| Written instruction |
Retype, word for word, the lines from the first line of the entries through the line that holds "import * as"; leave out the pictures.

| Code that draws figures |
<<<<

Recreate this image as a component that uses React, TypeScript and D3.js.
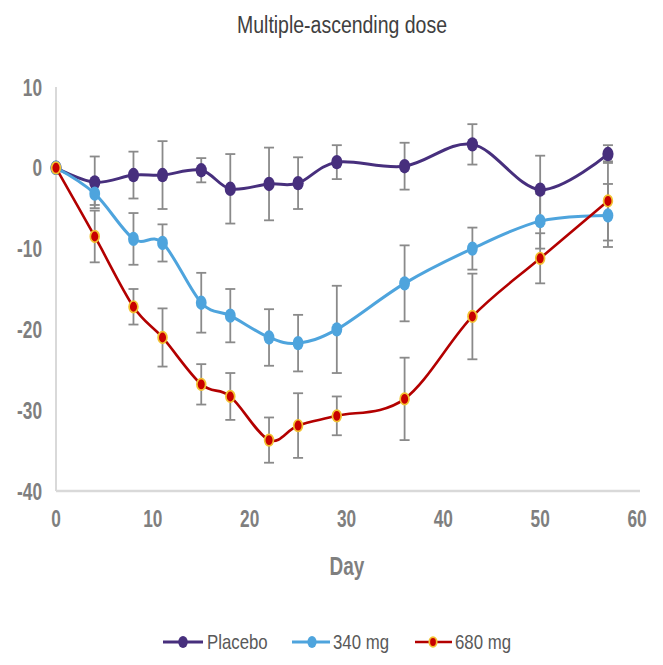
import React from "react";
import * as d3 from "d3";

const days = [0, 4, 8, 11, 15, 18, 22, 25, 29, 36, 43, 50, 57];
const placebo = [0, -1.8, -0.9, -0.9, -0.3, -2.6, -2.0, -1.9, 0.7, 0.2, 2.9, -2.7, 1.7];
const placeboErr = [0, 3.2, 2.9, 4.2, 1.5, 4.3, 4.5, 3.2, 2.1, 2.9, 2.5, 4.2, 1.1];
const mg340 = [0, -3.2, -8.8, -9.3, -16.7, -18.3, -21.0, -21.7, -20.0, -14.3, -10.0, -6.6, -5.9];
const mg340Err = [0, 1.4, 3.2, 2.3, 3.7, 3.3, 3.5, 3.5, 5.4, 4.7, 2.6, 3.4, 3.9];
const mg680 = [0, -8.5, -17.2, -21.0, -26.8, -28.3, -33.7, -31.9, -30.7, -28.6, -18.4, -11.2, -4.1];
const mg680Err = [0, 3.2, 2.2, 3.6, 2.5, 2.9, 2.8, 4.0, 2.4, 5.1, 5.3, 3.1, 4.9];

const xTicks = [0, 10, 20, 30, 40, 50, 60];
const yTicks = [10, 0, -10, -20, -30, -40];
const seriesNames = ["Placebo", "340 mg", "680 mg"];

const FONT = "'Liberation Sans', Arial, sans-serif";

const series = [
  { name: seriesNames[0], values: placebo, err: placeboErr, line: "#472f7d", fill: "#472f7d", stroke: "#472f7d", rx: 5.6, ry: 7.2, sw: 0, lw: 3 },
  { name: seriesNames[1], values: mg340, err: mg340Err, line: "#4ea4dd", fill: "#4ea4dd", stroke: "#4ea4dd", rx: 5.4, ry: 7.2, sw: 0, lw: 3 },
  { name: seriesNames[2], values: mg680, err: mg680Err, line: "#b30000", fill: "#c80000", stroke: "#f2c232", rx: 4.4, ry: 5.8, sw: 1.7, lw: 2.6 },
];

function SText({ x, y, sx = 1, anchor = "middle", size, weight = "normal", fill, children }: any) {
  return (
    <text
      transform={`translate(${x},${y}) scale(${sx},1)`}
      textAnchor={anchor}
      fontFamily={FONT}
      fontSize={size}
      fontWeight={weight}
      fill={fill}
    >
      {children}
    </text>
  );
}

export default function App() {
  const W = 663;
  const H = 665;
  const x = d3.scaleLinear().domain([0, 60]).range([56, 637]);
  const y = d3.scaleLinear().domain([-40, 10]).range([491, 87]);
  const line = d3
    .line<number>()
    .x((_, i) => x(days[i]))
    .y((v) => y(v))
    .curve(d3.curveCardinal.tension(0));

  const legendItems = [
    { s: series[0], l0: 163, l1: 203, m: 183, t: 207 },
    { s: series[1], l0: 292, l1: 330, m: 312, t: 333 },
    { s: series[2], l0: 415, l1: 452, m: 433, t: 455 },
  ];

  return (
    <svg width={W} height={H} style={{ position: "absolute", left: 0, top: 0, background: "#fff" }}>
      <rect width={W} height={H} fill="#fff" />
      <text x={342} y={33} textAnchor="middle" fontFamily={FONT} fontSize={23} fill="#404040" textLength={210} lengthAdjust="spacingAndGlyphs">
        Multiple-ascending dose
      </text>

      {/* axes */}
      <line x1={x(0)} x2={x(0)} y1={y(10)} y2={y(-40)} stroke="#d9d9d9" strokeWidth={2} />
      <line x1={x(0)} x2={640} y1={y(-40)} y2={y(-40)} stroke="#d9d9d9" strokeWidth={2.5} />

      {yTicks.map((t) => (
        <SText key={"y" + t} x={42} y={y(t) + 8.5} sx={0.72} anchor="end" size={24} weight="bold" fill="#7f7f7f">
          {t}
        </SText>
      ))}
      {xTicks.map((t) => (
        <SText key={"x" + t} x={x(t)} y={527} sx={0.72} size={24} weight="bold" fill="#7f7f7f">
          {t}
        </SText>
      ))}
      <SText x={347} y={575} sx={0.73} size={26} weight="bold" fill="#7f7f7f">
        Day
      </SText>

      {/* error bars */}
      {series.map((s) =>
        s.values.map((v, i) =>
          s.err[i] > 0 ? (
            <g key={s.name + "e" + i} stroke="#8a8a8a" strokeWidth={1.8}>
              <line x1={x(days[i])} x2={x(days[i])} y1={y(v + s.err[i])} y2={y(v - s.err[i])} />
              <line x1={x(days[i]) - 5} x2={x(days[i]) + 5} y1={y(v + s.err[i])} y2={y(v + s.err[i])} />
              <line x1={x(days[i]) - 5} x2={x(days[i]) + 5} y1={y(v - s.err[i])} y2={y(v - s.err[i])} />
            </g>
          ) : null
        )
      )}

      {/* series */}
      {series.map((s) => (
        <g key={s.name}>
          <path d={line(s.values) || ""} fill="none" stroke={s.line} strokeWidth={s.lw} />
          {s.values.map((v, i) => (
            <ellipse key={i} cx={x(days[i])} cy={y(v)} rx={s.rx} ry={s.ry} fill={s.fill} stroke={s.stroke} strokeWidth={s.sw} />
          ))}
        </g>
      ))}

      {/* legend */}
      {legendItems.map((it) => (
        <g key={it.s.name}>
          <line x1={it.l0} x2={it.l1} y1={642} y2={642} stroke={it.s.line} strokeWidth={it.s.lw} />
          <ellipse cx={it.m} cy={642} rx={it.s.rx * 0.85} ry={it.s.ry * 0.85} fill={it.s.fill} stroke={it.s.stroke} strokeWidth={it.s.sw} />
          <SText x={it.t} y={649} sx={0.84} anchor="start" size={20} fill="#595959">
            {it.s.name}
          </SText>
        </g>
      ))}
    </svg>
  );
}
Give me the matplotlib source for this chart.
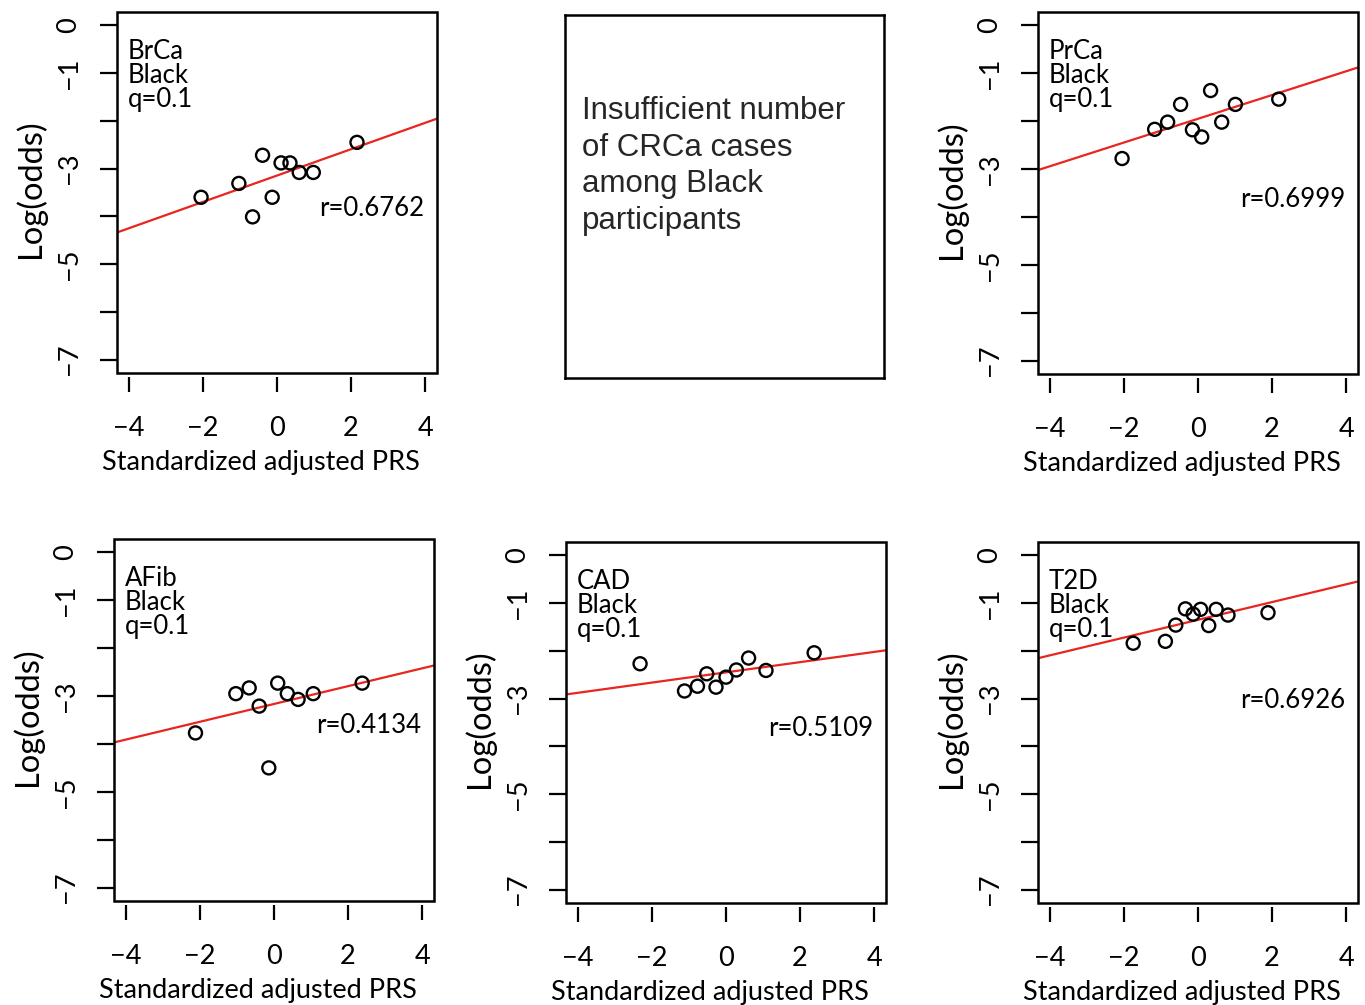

>>>>

| Exercise output |
Recreate this image as a component that uses React, TypeScript and D3.js.
import React from "react";
import * as d3 from "d3";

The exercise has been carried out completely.